**SUPPLIED MATERIAL**

------------------------------------------------

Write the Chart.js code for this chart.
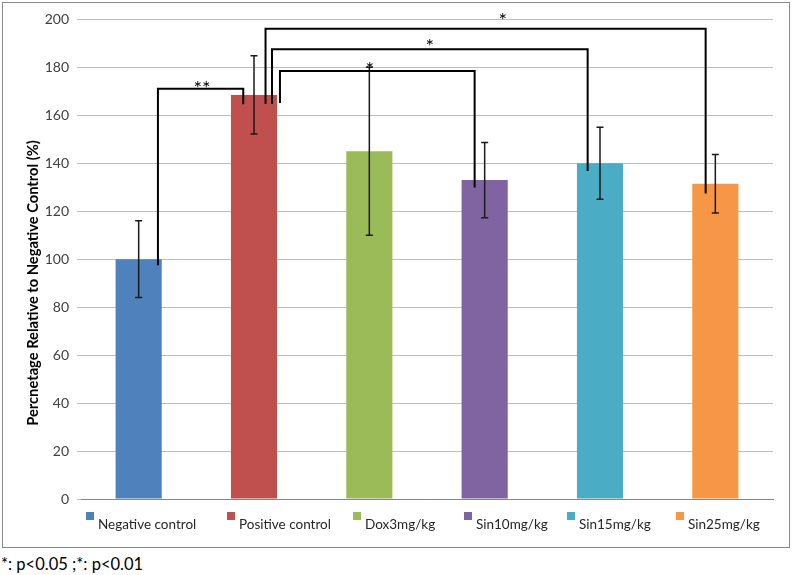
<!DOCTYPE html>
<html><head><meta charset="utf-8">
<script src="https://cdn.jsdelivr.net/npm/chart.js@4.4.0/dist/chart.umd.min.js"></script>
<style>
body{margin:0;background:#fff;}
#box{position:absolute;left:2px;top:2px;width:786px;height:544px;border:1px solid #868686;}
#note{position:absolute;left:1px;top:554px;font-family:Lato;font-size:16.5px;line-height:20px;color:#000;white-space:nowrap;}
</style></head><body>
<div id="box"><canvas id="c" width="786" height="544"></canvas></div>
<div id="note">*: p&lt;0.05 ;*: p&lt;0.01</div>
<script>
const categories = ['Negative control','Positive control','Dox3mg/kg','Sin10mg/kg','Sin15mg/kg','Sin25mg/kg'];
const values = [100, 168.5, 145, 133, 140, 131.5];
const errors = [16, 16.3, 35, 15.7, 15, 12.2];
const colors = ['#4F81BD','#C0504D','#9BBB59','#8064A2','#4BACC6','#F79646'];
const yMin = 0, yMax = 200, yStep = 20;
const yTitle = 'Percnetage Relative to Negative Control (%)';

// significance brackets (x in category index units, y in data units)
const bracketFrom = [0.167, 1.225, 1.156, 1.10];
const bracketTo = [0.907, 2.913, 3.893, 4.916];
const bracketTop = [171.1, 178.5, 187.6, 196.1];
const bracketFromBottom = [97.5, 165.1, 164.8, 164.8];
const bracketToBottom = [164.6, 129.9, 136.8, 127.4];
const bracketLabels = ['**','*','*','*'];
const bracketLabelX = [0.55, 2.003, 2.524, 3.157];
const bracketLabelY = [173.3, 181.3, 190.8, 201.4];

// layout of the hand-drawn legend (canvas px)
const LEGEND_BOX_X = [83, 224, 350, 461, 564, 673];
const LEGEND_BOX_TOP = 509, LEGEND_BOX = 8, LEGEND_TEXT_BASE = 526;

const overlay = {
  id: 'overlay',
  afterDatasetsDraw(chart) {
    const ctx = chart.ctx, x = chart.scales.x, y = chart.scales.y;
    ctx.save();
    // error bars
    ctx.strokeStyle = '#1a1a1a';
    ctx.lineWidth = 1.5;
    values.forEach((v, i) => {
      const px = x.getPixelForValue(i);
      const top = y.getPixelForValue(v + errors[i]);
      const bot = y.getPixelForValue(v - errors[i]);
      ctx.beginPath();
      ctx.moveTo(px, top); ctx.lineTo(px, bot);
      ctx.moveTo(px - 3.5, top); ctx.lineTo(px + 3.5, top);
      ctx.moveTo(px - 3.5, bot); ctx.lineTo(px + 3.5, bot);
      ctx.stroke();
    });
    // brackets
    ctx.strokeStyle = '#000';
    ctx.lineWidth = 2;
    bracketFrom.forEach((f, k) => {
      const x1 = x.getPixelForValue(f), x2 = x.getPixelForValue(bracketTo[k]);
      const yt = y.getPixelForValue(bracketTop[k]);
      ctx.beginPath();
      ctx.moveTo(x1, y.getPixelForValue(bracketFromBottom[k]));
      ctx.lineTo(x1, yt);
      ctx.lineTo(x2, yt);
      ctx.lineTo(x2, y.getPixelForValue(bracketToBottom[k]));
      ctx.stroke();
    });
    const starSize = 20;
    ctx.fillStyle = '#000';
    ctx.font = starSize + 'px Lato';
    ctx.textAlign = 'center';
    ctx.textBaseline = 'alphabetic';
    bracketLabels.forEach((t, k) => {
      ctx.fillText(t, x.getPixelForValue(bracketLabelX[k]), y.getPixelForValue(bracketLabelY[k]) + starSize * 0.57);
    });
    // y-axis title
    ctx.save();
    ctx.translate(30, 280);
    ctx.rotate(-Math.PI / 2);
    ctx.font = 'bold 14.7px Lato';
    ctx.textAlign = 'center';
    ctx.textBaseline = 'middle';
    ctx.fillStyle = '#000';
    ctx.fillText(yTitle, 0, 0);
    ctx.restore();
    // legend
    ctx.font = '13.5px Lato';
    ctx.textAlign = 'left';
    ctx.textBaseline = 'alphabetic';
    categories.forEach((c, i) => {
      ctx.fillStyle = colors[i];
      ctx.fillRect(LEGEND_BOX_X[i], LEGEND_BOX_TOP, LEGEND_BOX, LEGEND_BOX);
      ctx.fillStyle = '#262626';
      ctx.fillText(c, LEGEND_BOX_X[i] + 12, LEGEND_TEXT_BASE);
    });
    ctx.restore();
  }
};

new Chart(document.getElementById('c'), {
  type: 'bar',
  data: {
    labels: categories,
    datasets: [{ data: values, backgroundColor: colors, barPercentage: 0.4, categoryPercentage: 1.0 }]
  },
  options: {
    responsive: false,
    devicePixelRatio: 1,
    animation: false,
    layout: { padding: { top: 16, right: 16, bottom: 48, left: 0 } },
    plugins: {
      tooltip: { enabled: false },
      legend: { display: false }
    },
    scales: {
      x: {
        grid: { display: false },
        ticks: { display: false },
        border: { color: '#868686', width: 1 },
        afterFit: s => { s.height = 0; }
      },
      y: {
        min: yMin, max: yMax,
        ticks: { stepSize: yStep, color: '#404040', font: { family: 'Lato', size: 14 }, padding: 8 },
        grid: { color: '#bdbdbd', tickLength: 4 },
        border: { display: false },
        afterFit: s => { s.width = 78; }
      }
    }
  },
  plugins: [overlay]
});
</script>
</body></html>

------------------------------------------------

Could the lines from the top of the material through the line with "const bracketLabelY = [173.3, 181.3, 190.8, 201.4];" be repeated exactly, pictures left out?

Write the Chart.js code for this chart.
<!DOCTYPE html>
<html><head><meta charset="utf-8">
<script src="https://cdn.jsdelivr.net/npm/chart.js@4.4.0/dist/chart.umd.min.js"></script>
<style>
body{margin:0;background:#fff;}
#box{position:absolute;left:2px;top:2px;width:786px;height:544px;border:1px solid #868686;}
#note{position:absolute;left:1px;top:554px;font-family:Lato;font-size:16.5px;line-height:20px;color:#000;white-space:nowrap;}
</style></head><body>
<div id="box"><canvas id="c" width="786" height="544"></canvas></div>
<div id="note">*: p&lt;0.05 ;*: p&lt;0.01</div>
<script>
const categories = ['Negative control','Positive control','Dox3mg/kg','Sin10mg/kg','Sin15mg/kg','Sin25mg/kg'];
const values = [100, 168.5, 145, 133, 140, 131.5];
const errors = [16, 16.3, 35, 15.7, 15, 12.2];
const colors = ['#4F81BD','#C0504D','#9BBB59','#8064A2','#4BACC6','#F79646'];
const yMin = 0, yMax = 200, yStep = 20;
const yTitle = 'Percnetage Relative to Negative Control (%)';

// significance brackets (x in category index units, y in data units)
const bracketFrom = [0.167, 1.225, 1.156, 1.10];
const bracketTo = [0.907, 2.913, 3.893, 4.916];
const bracketTop = [171.1, 178.5, 187.6, 196.1];
const bracketFromBottom = [97.5, 165.1, 164.8, 164.8];
const bracketToBottom = [164.6, 129.9, 136.8, 127.4];
const bracketLabels = ['**','*','*','*'];
const bracketLabelX = [0.55, 2.003, 2.524, 3.157];
const bracketLabelY = [173.3, 181.3, 190.8, 201.4];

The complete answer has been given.